The first is its scale, and the fact that its homepage is the homepage of the internet all over the world — meaning the number of eyeballs it commands creates staggering amounts of ad revenue. The second is that Google, as a search firm, is more or less free to do what it wants to monetize its data streams. Google as a financial services firm, however, faces very different rules.
“That is, all the information and data [is] protected by a whole different set of rules and regulations,” Edwards said. “They can’t monetize it directly, and there isn’t enough interchange income out there to support a full-blown banking model. We know that because we can look at how much money the biggest issuers are actually taking in via interchange.”
Players like Google/Alphabet and Apple, which is also making moves in that direction, are both massive and well-capitalized enough to lose money for a bit while they figure out a business model — one likely built on value-added services, for which they can charge. Challenger banks? That, Edwards said, is going to be a much harder path to walk, unless VCs keep writing checks that make “free” possible. Moreover, he noted, even if they can, free isn’t enough.
Really Sticky Services
In looking at the history of prepaid card use, he said, an interesting trend pops up. Unless a customer had a direct deposit attached to a prepaid account, more likely than not, they would use the card a few times within a few weeks, then toss it into the trash without ever reloading it. That short relationship matters a lot. Prepaid cards, generally speaking, weren’t profitable (minus fees) unless the customer enrolled in direct deposit with the card.

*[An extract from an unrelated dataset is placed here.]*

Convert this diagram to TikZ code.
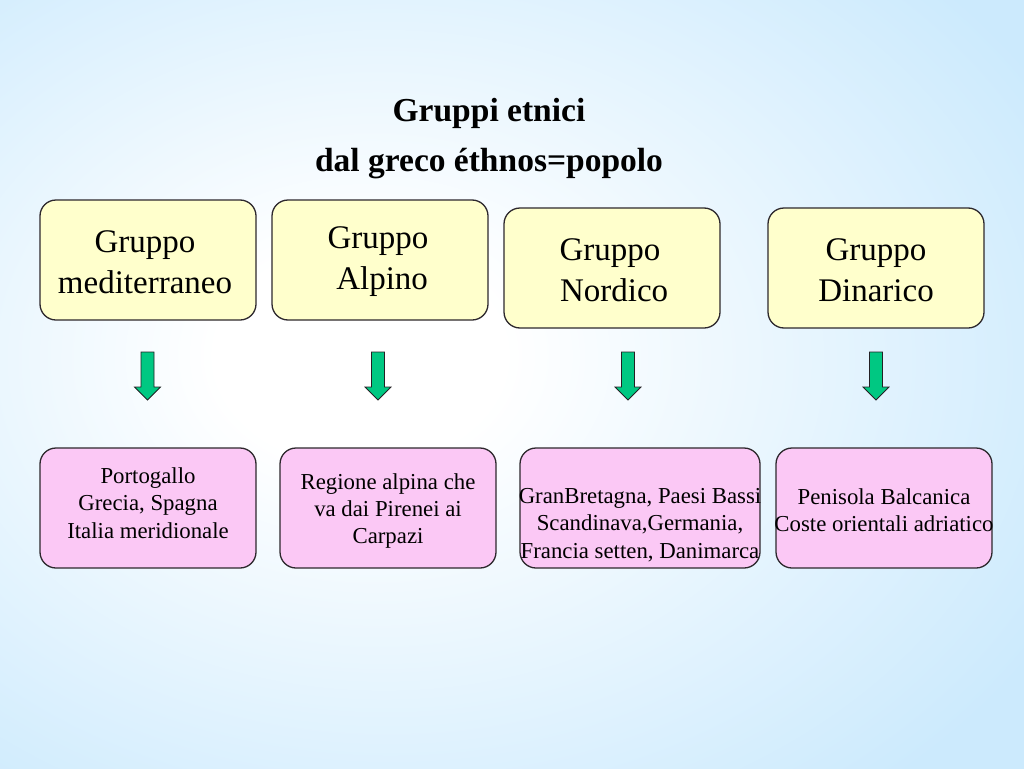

For that to happen, though, the customer must want to commit to that relationship, and the fundamental question that no one is answering is why they would do that. Consumers generally make a change to get something new and of value. Challenger banks, he said, aren’t clearly offering that.
“What is actually the functional difference between the new challenger banks regular banks and the old prepaid card player? They all have the same feature set and functionality, more or less — they all have good apps, ways to load funds to the account, service charge-free environments, accounts for savings and budgeting tools,” he said.
With so much in common, many consumers are going to stick with the bank because it’s trustworthy and stable, Edwards said. A few years ago, when Green Dot changed its card processing to a new system, consumers were unable to access their funds for days. A similar thing happened with challenger bank Chime in recent months.
“A Bank of America customer or a Chase customer knows they will never face that issue — that day is never going to happen,” he said. “Worst case, you can walk to a physical branch and remove your funds.”
To really challenge banks, Edwards said, challengers must have more to offer than a vault and card for customers. There must be value added.